Adva and I tried to dig deeply into our collective wisdom and convince Edan that we had been up in an airplane, but no matter what we said, he was not convinced, and it was clear that he would no longer trust anything that we said, not then, not ever.
For Edan, airplanes had nothing to do with being on the inside looking out.

There is a life lesson here. I just have to figure out what it is. And this year, 30 years later, I travelled the airwaves from Israel to Canada yet again. Or so it seemed. Now you never really see the plane on the outside. You walk into the plane through a sleeve at the new Ben Gurion terminal building and out of the plane through a sleeve at Pearson International. Yes, the plane does appear to take off, and there is constant turbulence through the next twelve hours, and then there is the bumpy landing. But were we flying? Really? Sometimes flying reminds me of that magic trick where the magician goes through one door on the stage and magically comes out through the door on the other side of the stage. Magic? Illusion?

All a matter of perspective, I suppose. I live in two parallel worlds: one in Israel, and the other in Canada. They both appear extremely far away from each other during the year. “Worlds apart”, one might say. Yet, all it takes is to walk through the door into a plane, count to 43,200, and walk back out. And “magic” - your body has been transported from one side of the world to the other, while your mind struggles to keep up.
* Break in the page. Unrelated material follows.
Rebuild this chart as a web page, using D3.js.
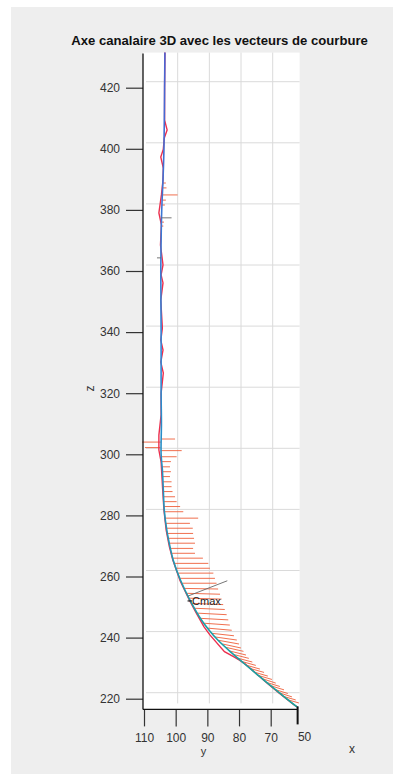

I am waiting for “Beam me up Scotty” to become a reality. Many things which once seemed to be  science fiction have since become reality. Why not that also? The airline unions may have a problem with it, though. I can see the ensuing strikes as airlines move to body transportation machines. Of course, not everyone could be transported at once. There would still be lineups. Baggage might become an issue. Body weight might have to be factored in. They may still have to serve food and drinks while people wait in long lines. Maybe even play movies on widescreen tv or hand out handheld video players to entertain people while they wait. I’m sure that airlines, or whatever they may call themselves then, could tweak out a substantial profit.

And, as with anything, many people will look back with romantic nostalgia to the days of flight in an actual airplane, when this happens.

“When I was young, we travelled from continent to continent by flying in an actual airplane!”
“Gee dad, what was it like?”
“Well, if you looked down, you could see mountains. And they actually served us sitting down. No standing for hours awaiting your turn in the transportation booth. And the movies were better...”

Some people have a problem with change, of any type. They are used to something one way, and this makes that thing sacrosanct by default. For some people, the cinema came to an end when they moved from silent movies to talkies - and transportation lost its romantic appeal when we no longer rode the rough seas in a ship but flew high above completely detached from the earth below.